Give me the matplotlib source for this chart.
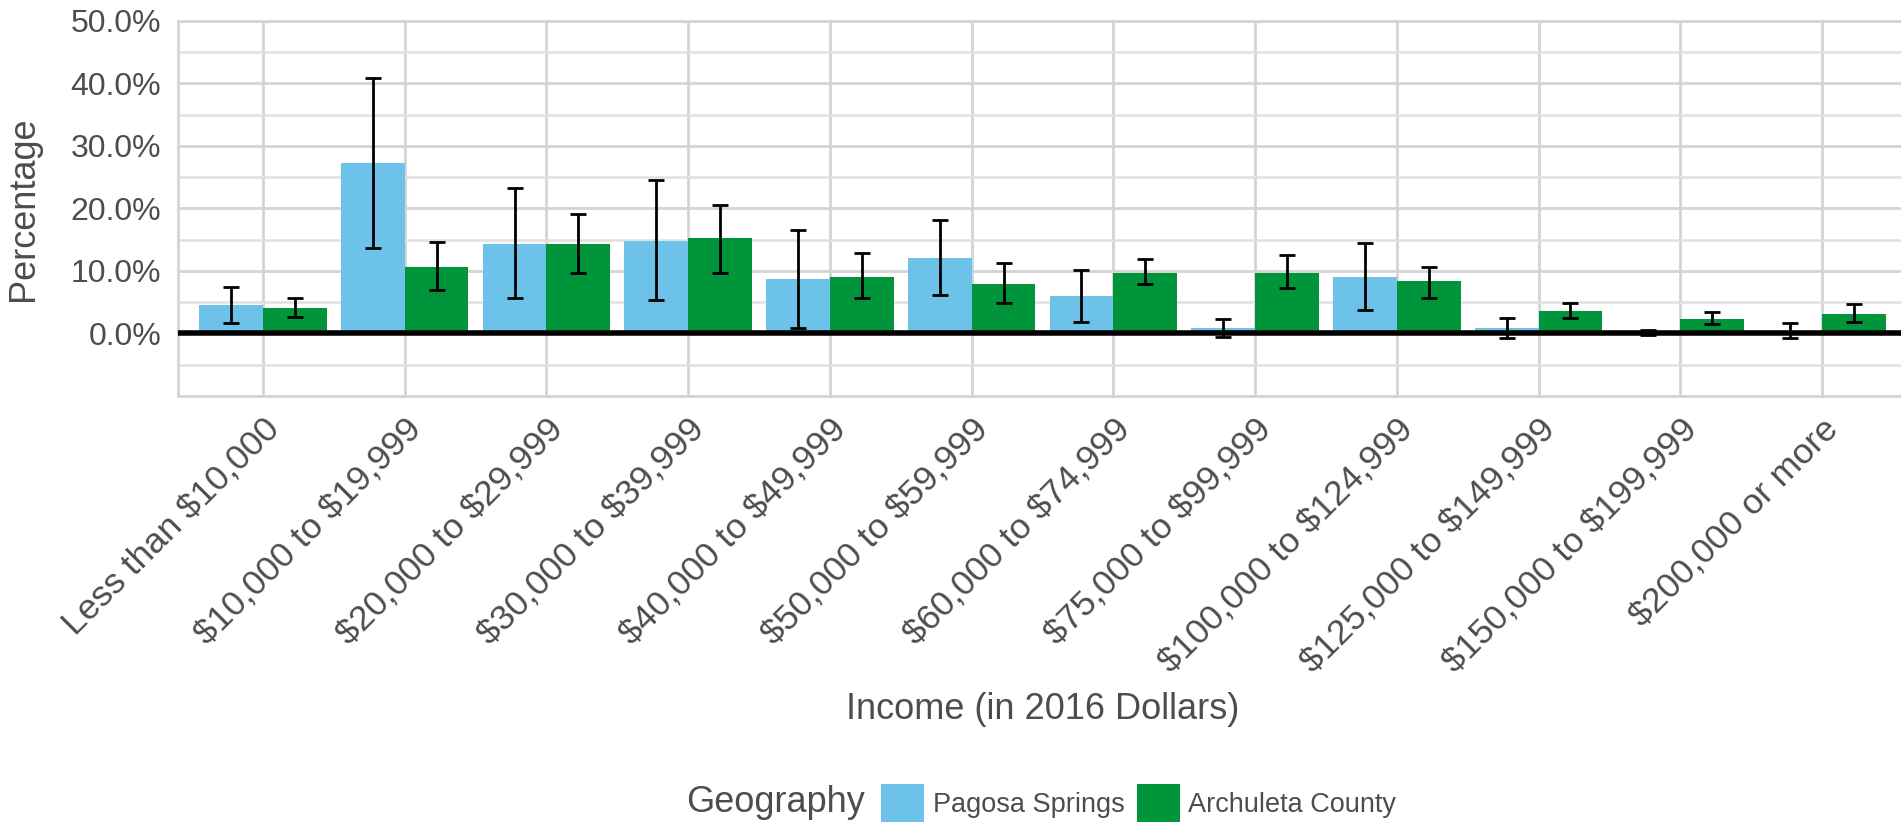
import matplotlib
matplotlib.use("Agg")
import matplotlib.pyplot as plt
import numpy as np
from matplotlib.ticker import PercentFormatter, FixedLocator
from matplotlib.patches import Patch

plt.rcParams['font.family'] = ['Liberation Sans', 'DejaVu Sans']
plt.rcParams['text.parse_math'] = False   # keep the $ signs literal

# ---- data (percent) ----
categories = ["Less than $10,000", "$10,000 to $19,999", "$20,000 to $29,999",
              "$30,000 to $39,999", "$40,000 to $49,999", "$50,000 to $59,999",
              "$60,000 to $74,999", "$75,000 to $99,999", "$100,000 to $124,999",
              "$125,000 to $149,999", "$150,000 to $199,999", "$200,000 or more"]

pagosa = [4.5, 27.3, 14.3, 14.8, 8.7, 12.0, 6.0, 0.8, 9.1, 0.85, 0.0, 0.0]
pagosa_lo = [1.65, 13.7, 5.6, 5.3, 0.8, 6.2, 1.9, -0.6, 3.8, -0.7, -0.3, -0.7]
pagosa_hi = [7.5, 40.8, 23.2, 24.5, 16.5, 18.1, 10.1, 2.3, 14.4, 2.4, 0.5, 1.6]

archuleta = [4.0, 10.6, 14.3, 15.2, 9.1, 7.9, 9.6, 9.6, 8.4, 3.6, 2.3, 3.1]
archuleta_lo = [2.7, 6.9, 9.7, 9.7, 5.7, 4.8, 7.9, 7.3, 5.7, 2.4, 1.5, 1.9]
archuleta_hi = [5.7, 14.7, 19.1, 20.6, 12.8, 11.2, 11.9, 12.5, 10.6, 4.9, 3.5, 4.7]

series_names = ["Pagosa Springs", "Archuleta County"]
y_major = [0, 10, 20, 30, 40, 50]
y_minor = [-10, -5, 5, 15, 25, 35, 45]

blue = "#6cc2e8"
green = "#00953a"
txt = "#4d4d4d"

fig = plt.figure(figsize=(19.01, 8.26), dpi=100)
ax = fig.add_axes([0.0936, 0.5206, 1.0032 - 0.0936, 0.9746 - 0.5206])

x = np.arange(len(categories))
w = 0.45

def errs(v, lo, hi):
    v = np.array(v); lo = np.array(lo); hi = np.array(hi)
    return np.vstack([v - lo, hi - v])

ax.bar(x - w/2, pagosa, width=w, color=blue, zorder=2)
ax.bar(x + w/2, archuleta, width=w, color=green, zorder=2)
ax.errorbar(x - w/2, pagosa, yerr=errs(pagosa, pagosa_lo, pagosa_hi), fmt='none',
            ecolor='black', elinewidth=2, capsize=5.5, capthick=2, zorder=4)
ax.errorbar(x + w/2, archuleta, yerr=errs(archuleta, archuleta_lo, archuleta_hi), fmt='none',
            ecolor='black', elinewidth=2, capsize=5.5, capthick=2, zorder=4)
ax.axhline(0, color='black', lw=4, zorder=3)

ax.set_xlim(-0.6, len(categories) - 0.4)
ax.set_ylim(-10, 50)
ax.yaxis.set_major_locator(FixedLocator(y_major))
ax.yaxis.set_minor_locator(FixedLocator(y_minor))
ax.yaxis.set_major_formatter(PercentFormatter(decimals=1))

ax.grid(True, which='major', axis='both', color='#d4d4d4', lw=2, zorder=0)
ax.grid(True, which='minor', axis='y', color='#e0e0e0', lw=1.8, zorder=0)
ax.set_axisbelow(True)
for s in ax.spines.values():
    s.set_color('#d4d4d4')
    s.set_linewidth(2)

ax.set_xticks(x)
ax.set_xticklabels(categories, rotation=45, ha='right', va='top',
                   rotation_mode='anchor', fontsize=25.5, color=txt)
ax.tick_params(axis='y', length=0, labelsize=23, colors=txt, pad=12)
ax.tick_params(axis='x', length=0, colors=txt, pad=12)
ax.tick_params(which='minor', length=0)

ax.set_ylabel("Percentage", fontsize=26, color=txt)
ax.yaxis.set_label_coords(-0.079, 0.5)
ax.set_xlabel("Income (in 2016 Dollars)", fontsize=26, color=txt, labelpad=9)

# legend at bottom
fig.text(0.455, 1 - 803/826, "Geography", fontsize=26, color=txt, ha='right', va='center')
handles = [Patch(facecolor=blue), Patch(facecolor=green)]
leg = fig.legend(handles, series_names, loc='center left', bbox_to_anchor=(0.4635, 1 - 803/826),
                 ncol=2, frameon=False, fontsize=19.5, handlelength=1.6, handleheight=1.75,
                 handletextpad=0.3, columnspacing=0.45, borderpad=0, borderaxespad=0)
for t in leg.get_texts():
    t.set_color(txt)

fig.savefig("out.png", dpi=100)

Short problem: Restate, line by line and word for word, everything from the top of the material through the line that contains "4.9, 3.5, 4.7]". Leave pictures out.

Answer to the exercise:
Give me the matplotlib source for this chart.
import matplotlib
matplotlib.use("Agg")
import matplotlib.pyplot as plt
import numpy as np
from matplotlib.ticker import PercentFormatter, FixedLocator
from matplotlib.patches import Patch

plt.rcParams['font.family'] = ['Liberation Sans', 'DejaVu Sans']
plt.rcParams['text.parse_math'] = False   # keep the $ signs literal

# ---- data (percent) ----
categories = ["Less than $10,000", "$10,000 to $19,999", "$20,000 to $29,999",
              "$30,000 to $39,999", "$40,000 to $49,999", "$50,000 to $59,999",
              "$60,000 to $74,999", "$75,000 to $99,999", "$100,000 to $124,999",
              "$125,000 to $149,999", "$150,000 to $199,999", "$200,000 or more"]

pagosa = [4.5, 27.3, 14.3, 14.8, 8.7, 12.0, 6.0, 0.8, 9.1, 0.85, 0.0, 0.0]
pagosa_lo = [1.65, 13.7, 5.6, 5.3, 0.8, 6.2, 1.9, -0.6, 3.8, -0.7, -0.3, -0.7]
pagosa_hi = [7.5, 40.8, 23.2, 24.5, 16.5, 18.1, 10.1, 2.3, 14.4, 2.4, 0.5, 1.6]

archuleta = [4.0, 10.6, 14.3, 15.2, 9.1, 7.9, 9.6, 9.6, 8.4, 3.6, 2.3, 3.1]
archuleta_lo = [2.7, 6.9, 9.7, 9.7, 5.7, 4.8, 7.9, 7.3, 5.7, 2.4, 1.5, 1.9]
archuleta_hi = [5.7, 14.7, 19.1, 20.6, 12.8, 11.2, 11.9, 12.5, 10.6, 4.9, 3.5, 4.7]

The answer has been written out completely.